The project will provide two case studies for the reception of Late Ancient and Byzantine models of the emperor as a Christian ruler in the West, as provided in ecclesiastical literature and Church history. It is thus closely related both to the Bavaria Project in Utrecht, and to the project concerned with the Historia Tripartita of Cassiodor in Cambridge, establishing a valuable link with these two projects. It provides work contracts to two Viennese researchers who can use intervals between other, related projects to focus their expertise on the specific questions pursued in the HERA CRP.

The first case study, to be carried out by Helmut Reimitz, will focus on the reception of the Church History of Rufinus in the Carolingian period. At the end of the 4th century, Rufinus translated the Church history of Eusebius into Latin and brought it up to date, changing the perspective of the work to make it suitable for a Western audience. Whereas Eusebius had adapted Christianity to the Roman Empire, Rufinus defined the political horizon of the empire by Christendom. Thus, he made the text suitable for a Carolingian reception, offering complex models of Christian empire.

In the second case study Marianne Pollheimer will examine the Carolingian reception of the Instituta regularia divinae legis written by Junillus Africanus in the 6th century, which survive in a respectable number of manuscripts from the 8th and 9th century.[1] Their role and reception in the Carolingian period, however, have not yet been thoroughly studied. Junillus combined the principles of orthodox doctrine with a discussion of the nature of law and governance. The manuscript evidence indicates a strong interest in the text in Western centres of religious and political power, for instance in monasteries like St. Gall, Reichenau, St. Emmeram in Regensburg, Salzburg, St. Amand, Bobbio, key institutions for the education of the Carolingian clergy and closely linked to the imperial court, thus relating theological uses of the text with political concerns.

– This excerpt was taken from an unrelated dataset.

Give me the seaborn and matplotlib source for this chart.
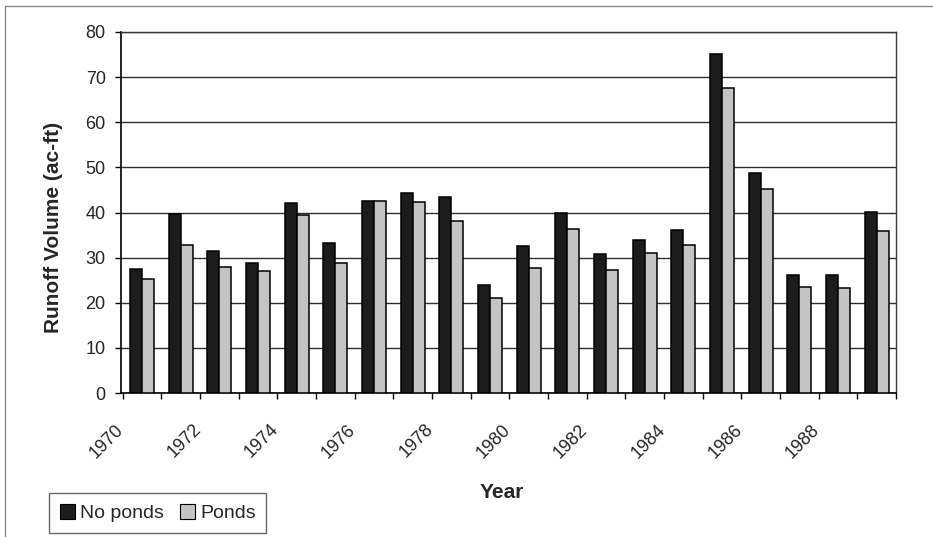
import numpy as np
import pandas as pd
import matplotlib
matplotlib.use("Agg")
import matplotlib.pyplot as plt
from matplotlib.patches import Rectangle
from matplotlib.lines import Line2D
import seaborn as sns

years = list(range(1970, 1990))
no_ponds = [27.5, 39.6, 31.5, 28.8, 42.2, 33.3, 42.6, 44.4, 43.4, 24.0,
            32.5, 39.9, 30.8, 33.8, 36.2, 75.1, 48.7, 26.2, 26.2, 40.2]
ponds = [25.3, 32.7, 27.9, 27.0, 39.4, 28.8, 42.6, 42.3, 38.1, 21.0,
         27.7, 36.4, 27.2, 31.0, 32.7, 67.5, 45.1, 23.6, 23.2, 35.8]
series = ["No ponds", "Ponds"]
colors = ["#1c1c1c", "#c4c4c4"]
y_ticks = list(range(0, 81, 10))
label_years = [y for y in years if y % 2 == 0]

df = pd.DataFrame({
    "Year": [str(y) for y in years] * 2,
    "Volume": no_ponds + ponds,
    "Series": [series[0]] * len(years) + [series[1]] * len(years),
})

sns.set_theme(style="white")
plt.rcParams["font.family"] = ["Liberation Sans", "DejaVu Sans"]

W, H = 933, 537
fig = plt.figure(figsize=(W / 100, H / 100), dpi=100)
ax = fig.add_axes([121 / W, 1 - 393 / H, (896 - 121) / W, (393 - 32) / H])

sns.barplot(data=df, x="Year", y="Volume", hue="Series", palette=colors,
            width=0.62, edgecolor="black", linewidth=1.1, saturation=1,
            ax=ax, legend=True, zorder=3)

ax.set_ylim(0, 80)
ax.set_xlim(-0.5, len(years) - 0.5)
ax.set_yticks(y_ticks)
ax.set_yticklabels([str(v) for v in y_ticks], fontsize=13)
ax.yaxis.grid(True, color="#2e2e2e", linewidth=1.0, zorder=0)
ax.set_axisbelow(True)

# slanted year labels on every other group; the label's right end sits
# a little left of its group's centre
label_pos = [years.index(y) - 0.54 for y in label_years]
ax.set_xticks(label_pos)
ax.set_xticklabels([str(y) for y in label_years], rotation=45, ha="right",
                   va="center", rotation_mode="anchor", fontsize=13)
ax.set_xticks(np.arange(-0.5, len(years), 1.0), minor=True)
ax.tick_params(axis="x", which="major", length=0, pad=24.5)
ax.tick_params(axis="x", which="minor", length=4, width=1, color="black",
               direction="out", bottom=True)
ax.tick_params(axis="y", length=4, width=1, color="black", direction="out",
               left=True, pad=7)

for side in ["left", "bottom"]:
    ax.spines[side].set_color("black")
    ax.spines[side].set_linewidth(1.2)
for side in ["top", "right"]:
    ax.spines[side].set_color("#3a3a3a")
    ax.spines[side].set_linewidth(1.0)

ax.set_xlabel("")
ax.set_ylabel("")
fig.text(54 / W, 1 - 227 / H, "Runoff Volume (ac-ft)", rotation=90,
         ha="center", va="center", fontsize=15, fontweight="bold")
fig.text(502 / W, 1 - 493 / H, "Year", ha="center", va="center",
         fontsize=15, fontweight="bold")

ax.get_legend().remove()
handles = [Rectangle((0, 0), 1, 1, facecolor=c, edgecolor="black", linewidth=0.8)
           for c in colors]
leg = fig.legend(handles, series, loc="upper left",
                 bbox_to_anchor=(49 / W, 1 - 493 / H), ncol=2, frameon=True,
                 fontsize=14, handlelength=0.8, handleheight=0.8,
                 handletextpad=0.25, columnspacing=0.8, borderpad=0.55,
                 borderaxespad=0, fancybox=False)
leg.get_frame().set_edgecolor("#444444")
leg.get_frame().set_linewidth(1.0)

# outer chart frame (left and top edges fall inside the image)
fig.add_artist(Line2D([5 / W, 5 / W], [0, 1 - 6 / H], transform=fig.transFigure,
                      color="#8a8a8a", linewidth=1.0))
fig.add_artist(Line2D([5 / W, 1], [1 - 6 / H, 1 - 6 / H], transform=fig.transFigure,
                      color="#8a8a8a", linewidth=1.0))

fig.savefig("out.png", dpi=100)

Both studies will be developed over a shorter span of time within the frame of the project. They will build on previous work on these texts, and make it fruitful for the use of the project. Work for the Cultural Memory project will include a close reading of the texts and a comprehensive evaluation of the manuscript transmission with specific regard to the project design. In the case of Rufinus, special attention will be devoted to BAV, Pal.lat. 829, a manuscript from Lorsch with interesting interpolations that cannot be accessed through the edition by Th. Mommsen. In the case of Junillus, attention will be devoted to the five codices from Bavaria, the two in St. Gall and two from the Reichenau, to ask what explains the extraordinary popularity of this text in the Carolingian Empire, and specifically in Bavaria and the Bodensee region.